▸ **Given data**
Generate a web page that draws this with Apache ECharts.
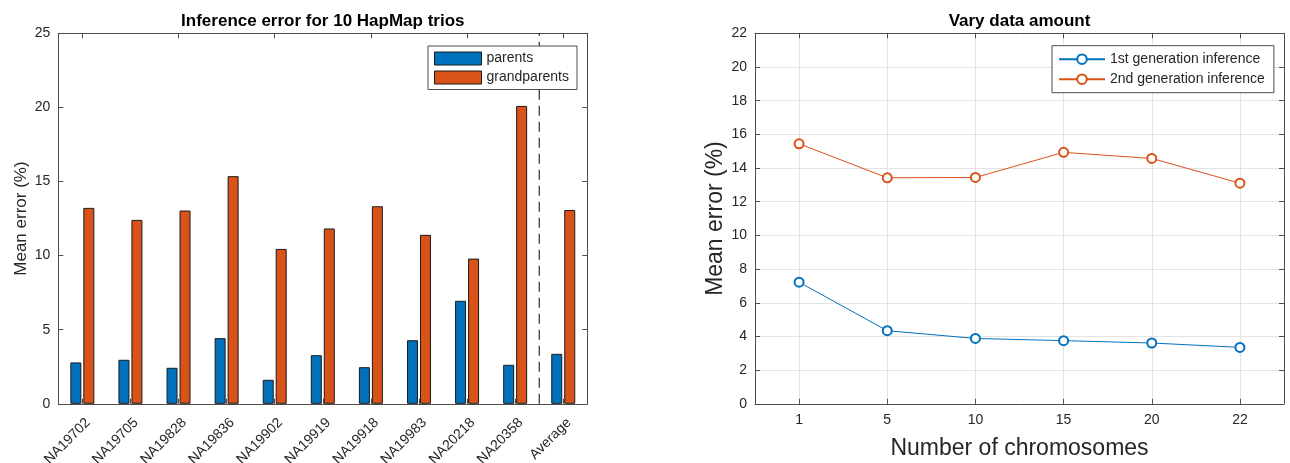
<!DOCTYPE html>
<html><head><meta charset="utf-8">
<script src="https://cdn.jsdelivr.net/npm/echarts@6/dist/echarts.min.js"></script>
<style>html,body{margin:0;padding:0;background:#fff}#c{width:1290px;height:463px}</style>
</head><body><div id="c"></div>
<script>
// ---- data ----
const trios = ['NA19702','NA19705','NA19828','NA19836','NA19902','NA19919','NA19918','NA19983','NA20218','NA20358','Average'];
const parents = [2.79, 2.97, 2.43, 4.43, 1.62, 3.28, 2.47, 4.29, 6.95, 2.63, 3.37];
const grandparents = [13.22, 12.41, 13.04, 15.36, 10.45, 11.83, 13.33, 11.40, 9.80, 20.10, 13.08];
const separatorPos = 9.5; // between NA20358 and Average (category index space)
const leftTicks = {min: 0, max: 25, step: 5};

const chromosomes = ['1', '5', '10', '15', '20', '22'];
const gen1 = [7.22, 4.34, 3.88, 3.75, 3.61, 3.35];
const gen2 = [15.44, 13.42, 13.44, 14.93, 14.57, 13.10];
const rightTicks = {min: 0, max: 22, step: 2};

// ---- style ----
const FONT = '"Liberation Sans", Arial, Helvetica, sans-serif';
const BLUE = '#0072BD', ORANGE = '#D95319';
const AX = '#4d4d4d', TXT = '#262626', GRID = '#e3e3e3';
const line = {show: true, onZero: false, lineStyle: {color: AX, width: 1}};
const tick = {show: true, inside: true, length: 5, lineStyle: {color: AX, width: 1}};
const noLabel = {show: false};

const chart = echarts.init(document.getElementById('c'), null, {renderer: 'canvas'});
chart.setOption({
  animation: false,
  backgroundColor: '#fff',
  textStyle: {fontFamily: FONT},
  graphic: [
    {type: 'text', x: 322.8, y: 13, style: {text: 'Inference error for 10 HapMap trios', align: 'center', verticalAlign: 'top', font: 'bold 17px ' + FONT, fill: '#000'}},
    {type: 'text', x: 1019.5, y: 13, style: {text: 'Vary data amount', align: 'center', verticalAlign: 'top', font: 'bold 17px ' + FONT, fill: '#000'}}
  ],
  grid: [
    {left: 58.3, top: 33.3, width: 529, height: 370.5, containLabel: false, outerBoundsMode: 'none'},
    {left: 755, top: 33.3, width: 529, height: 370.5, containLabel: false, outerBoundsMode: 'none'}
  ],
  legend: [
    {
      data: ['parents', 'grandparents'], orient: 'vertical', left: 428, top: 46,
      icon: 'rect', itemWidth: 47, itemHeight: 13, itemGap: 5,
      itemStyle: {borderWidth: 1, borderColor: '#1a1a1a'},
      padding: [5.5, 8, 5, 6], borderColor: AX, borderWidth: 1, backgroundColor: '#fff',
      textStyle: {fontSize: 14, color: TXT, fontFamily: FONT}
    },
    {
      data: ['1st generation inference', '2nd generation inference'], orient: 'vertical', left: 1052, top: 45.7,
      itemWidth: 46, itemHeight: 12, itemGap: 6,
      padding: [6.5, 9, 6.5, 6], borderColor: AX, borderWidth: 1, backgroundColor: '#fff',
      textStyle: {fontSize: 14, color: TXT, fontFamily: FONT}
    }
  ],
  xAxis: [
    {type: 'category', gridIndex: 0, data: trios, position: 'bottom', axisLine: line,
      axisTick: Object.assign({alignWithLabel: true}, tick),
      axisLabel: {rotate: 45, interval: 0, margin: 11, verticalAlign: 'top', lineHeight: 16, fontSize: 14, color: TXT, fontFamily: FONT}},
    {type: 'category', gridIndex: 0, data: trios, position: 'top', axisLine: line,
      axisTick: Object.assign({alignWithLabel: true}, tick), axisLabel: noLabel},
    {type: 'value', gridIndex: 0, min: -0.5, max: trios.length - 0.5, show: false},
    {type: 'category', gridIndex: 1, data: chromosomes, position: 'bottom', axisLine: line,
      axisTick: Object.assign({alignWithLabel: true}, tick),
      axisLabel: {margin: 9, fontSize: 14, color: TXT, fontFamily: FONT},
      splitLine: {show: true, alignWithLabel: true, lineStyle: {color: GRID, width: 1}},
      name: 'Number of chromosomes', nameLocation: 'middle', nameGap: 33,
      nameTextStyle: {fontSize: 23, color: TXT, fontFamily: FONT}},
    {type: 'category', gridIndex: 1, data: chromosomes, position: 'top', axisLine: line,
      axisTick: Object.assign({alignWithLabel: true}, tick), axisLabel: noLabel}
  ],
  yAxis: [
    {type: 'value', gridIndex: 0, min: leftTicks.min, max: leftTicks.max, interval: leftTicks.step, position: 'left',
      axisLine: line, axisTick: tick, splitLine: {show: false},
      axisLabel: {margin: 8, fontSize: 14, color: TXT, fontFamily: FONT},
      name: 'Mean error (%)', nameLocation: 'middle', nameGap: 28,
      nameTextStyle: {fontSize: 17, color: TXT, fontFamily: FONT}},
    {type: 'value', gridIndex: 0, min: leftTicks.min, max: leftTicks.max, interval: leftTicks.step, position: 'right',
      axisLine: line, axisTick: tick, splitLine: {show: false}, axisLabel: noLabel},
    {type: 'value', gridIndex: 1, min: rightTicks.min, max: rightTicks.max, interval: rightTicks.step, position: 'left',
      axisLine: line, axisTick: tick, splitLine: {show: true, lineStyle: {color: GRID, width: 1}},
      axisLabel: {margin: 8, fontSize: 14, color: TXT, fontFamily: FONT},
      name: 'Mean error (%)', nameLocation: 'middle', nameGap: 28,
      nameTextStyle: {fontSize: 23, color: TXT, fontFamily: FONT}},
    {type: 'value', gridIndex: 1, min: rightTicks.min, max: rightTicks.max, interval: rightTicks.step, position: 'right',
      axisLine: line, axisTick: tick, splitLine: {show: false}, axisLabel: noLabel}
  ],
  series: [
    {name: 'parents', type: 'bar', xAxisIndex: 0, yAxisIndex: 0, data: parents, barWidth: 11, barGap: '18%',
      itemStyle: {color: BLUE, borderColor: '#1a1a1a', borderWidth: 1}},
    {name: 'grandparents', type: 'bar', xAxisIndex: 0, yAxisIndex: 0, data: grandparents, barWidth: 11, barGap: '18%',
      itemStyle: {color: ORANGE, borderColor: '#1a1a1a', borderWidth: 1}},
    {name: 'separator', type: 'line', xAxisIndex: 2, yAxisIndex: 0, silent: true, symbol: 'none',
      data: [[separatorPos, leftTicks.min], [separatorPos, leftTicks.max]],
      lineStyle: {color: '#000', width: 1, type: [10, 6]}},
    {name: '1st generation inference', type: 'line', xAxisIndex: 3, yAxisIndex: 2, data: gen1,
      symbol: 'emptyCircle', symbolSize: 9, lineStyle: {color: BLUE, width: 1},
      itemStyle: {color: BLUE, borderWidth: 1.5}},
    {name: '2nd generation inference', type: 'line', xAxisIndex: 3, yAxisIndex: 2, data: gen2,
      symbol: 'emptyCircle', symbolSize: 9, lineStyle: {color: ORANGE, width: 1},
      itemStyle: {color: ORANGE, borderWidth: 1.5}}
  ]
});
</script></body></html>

▸ **Your objective**
Restate the data above word for word. Skip every picture.

▸ **Result of the task**
Generate a web page that draws this with Apache ECharts.
<!DOCTYPE html>
<html><head><meta charset="utf-8">
<script src="https://cdn.jsdelivr.net/npm/echarts@6/dist/echarts.min.js"></script>
<style>html,body{margin:0;padding:0;background:#fff}#c{width:1290px;height:463px}</style>
</head><body><div id="c"></div>
<script>
// ---- data ----
const trios = ['NA19702','NA19705','NA19828','NA19836','NA19902','NA19919','NA19918','NA19983','NA20218','NA20358','Average'];
const parents = [2.79, 2.97, 2.43, 4.43, 1.62, 3.28, 2.47, 4.29, 6.95, 2.63, 3.37];
const grandparents = [13.22, 12.41, 13.04, 15.36, 10.45, 11.83, 13.33, 11.40, 9.80, 20.10, 13.08];
const separatorPos = 9.5; // between NA20358 and Average (category index space)
const leftTicks = {min: 0, max: 25, step: 5};

const chromosomes = ['1', '5', '10', '15', '20', '22'];
const gen1 = [7.22, 4.34, 3.88, 3.75, 3.61, 3.35];
const gen2 = [15.44, 13.42, 13.44, 14.93, 14.57, 13.10];
const rightTicks = {min: 0, max: 22, step: 2};

// ---- style ----
const FONT = '"Liberation Sans", Arial, Helvetica, sans-serif';
const BLUE = '#0072BD', ORANGE = '#D95319';
const AX = '#4d4d4d', TXT = '#262626', GRID = '#e3e3e3';
const line = {show: true, onZero: false, lineStyle: {color: AX, width: 1}};
const tick = {show: true, inside: true, length: 5, lineStyle: {color: AX, width: 1}};
const noLabel = {show: false};

const chart = echarts.init(document.getElementById('c'), null, {renderer: 'canvas'});
chart.setOption({
  animation: false,
  backgroundColor: '#fff',
  textStyle: {fontFamily: FONT},
  graphic: [
    {type: 'text', x: 322.8, y: 13, style: {text: 'Inference error for 10 HapMap trios', align: 'center', verticalAlign: 'top', font: 'bold 17px ' + FONT, fill: '#000'}},
    {type: 'text', x: 1019.5, y: 13, style: {text: 'Vary data amount', align: 'center', verticalAlign: 'top', font: 'bold 17px ' + FONT, fill: '#000'}}
  ],
  grid: [
    {left: 58.3, top: 33.3, width: 529, height: 370.5, containLabel: false, outerBoundsMode: 'none'},
    {left: 755, top: 33.3, width: 529, height: 370.5, containLabel: false, outerBoundsMode: 'none'}
  ],
  legend: [
    {
      data: ['parents', 'grandparents'], orient: 'vertical', left: 428, top: 46,
      icon: 'rect', itemWidth: 47, itemHeight: 13, itemGap: 5,
      itemStyle: {borderWidth: 1, borderColor: '#1a1a1a'},
      padding: [5.5, 8, 5, 6], borderColor: AX, borderWidth: 1, backgroundColor: '#fff',
      textStyle: {fontSize: 14, color: TXT, fontFamily: FONT}
    },
    {
      data: ['1st generation inference', '2nd generation inference'], orient: 'vertical', left: 1052, top: 45.7,
      itemWidth: 46, itemHeight: 12, itemGap: 6,
      padding: [6.5, 9, 6.5, 6], borderColor: AX, borderWidth: 1, backgroundColor: '#fff',
      textStyle: {fontSize: 14, color: TXT, fontFamily: FONT}
    }
  ],
  xAxis: [
    {type: 'category', gridIndex: 0, data: trios, position: 'bottom', axisLine: line,
      axisTick: Object.assign({alignWithLabel: true}, tick),
      axisLabel: {rotate: 45, interval: 0, margin: 11, verticalAlign: 'top', lineHeight: 16, fontSize: 14, color: TXT, fontFamily: FONT}},
    {type: 'category', gridIndex: 0, data: trios, position: 'top', axisLine: line,
      axisTick: Object.assign({alignWithLabel: true}, tick), axisLabel: noLabel},
    {type: 'value', gridIndex: 0, min: -0.5, max: trios.length - 0.5, show: false},
    {type: 'category', gridIndex: 1, data: chromosomes, position: 'bottom', axisLine: line,
      axisTick: Object.assign({alignWithLabel: true}, tick),
      axisLabel: {margin: 9, fontSize: 14, color: TXT, fontFamily: FONT},
      splitLine: {show: true, alignWithLabel: true, lineStyle: {color: GRID, width: 1}},
      name: 'Number of chromosomes', nameLocation: 'middle', nameGap: 33,
      nameTextStyle: {fontSize: 23, color: TXT, fontFamily: FONT}},
    {type: 'category', gridIndex: 1, data: chromosomes, position: 'top', axisLine: line,
      axisTick: Object.assign({alignWithLabel: true}, tick), axisLabel: noLabel}
  ],
  yAxis: [
    {type: 'value', gridIndex: 0, min: leftTicks.min, max: leftTicks.max, interval: leftTicks.step, position: 'left',
      axisLine: line, axisTick: tick, splitLine: {show: false},
      axisLabel: {margin: 8, fontSize: 14, color: TXT, fontFamily: FONT},
      name: 'Mean error (%)', nameLocation: 'middle', nameGap: 28,
      nameTextStyle: {fontSize: 17, color: TXT, fontFamily: FONT}},
    {type: 'value', gridIndex: 0, min: leftTicks.min, max: leftTicks.max, interval: leftTicks.step, position: 'right',
      axisLine: line, axisTick: tick, splitLine: {show: false}, axisLabel: noLabel},
    {type: 'value', gridIndex: 1, min: rightTicks.min, max: rightTicks.max, interval: rightTicks.step, position: 'left',
      axisLine: line, axisTick: tick, splitLine: {show: true, lineStyle: {color: GRID, width: 1}},
      axisLabel: {margin: 8, fontSize: 14, color: TXT, fontFamily: FONT},
      name: 'Mean error (%)', nameLocation: 'middle', nameGap: 28,
      nameTextStyle: {fontSize: 23, color: TXT, fontFamily: FONT}},
    {type: 'value', gridIndex: 1, min: rightTicks.min, max: rightTicks.max, interval: rightTicks.step, position: 'right',
      axisLine: line, axisTick: tick, splitLine: {show: false}, axisLabel: noLabel}
  ],
  series: [
    {name: 'parents', type: 'bar', xAxisIndex: 0, yAxisIndex: 0, data: parents, barWidth: 11, barGap: '18%',
      itemStyle: {color: BLUE, borderColor: '#1a1a1a', borderWidth: 1}},
    {name: 'grandparents', type: 'bar', xAxisIndex: 0, yAxisIndex: 0, data: grandparents, barWidth: 11, barGap: '18%',
      itemStyle: {color: ORANGE, borderColor: '#1a1a1a', borderWidth: 1}},
    {name: 'separator', type: 'line', xAxisIndex: 2, yAxisIndex: 0, silent: true, symbol: 'none',
      data: [[separatorPos, leftTicks.min], [separatorPos, leftTicks.max]],
      lineStyle: {color: '#000', width: 1, type: [10, 6]}},
    {name: '1st generation inference', type: 'line', xAxisIndex: 3, yAxisIndex: 2, data: gen1,
      symbol: 'emptyCircle', symbolSize: 9, lineStyle: {color: BLUE, width: 1},
      itemStyle: {color: BLUE, borderWidth: 1.5}},
    {name: '2nd generation inference', type: 'line', xAxisIndex: 3, yAxisIndex: 2, data: gen2,
      symbol: 'emptyCircle', symbolSize: 9, lineStyle: {color: ORANGE, width: 1},
      itemStyle: {color: ORANGE, borderWidth: 1.5}}
  ]
});
</script></body></html>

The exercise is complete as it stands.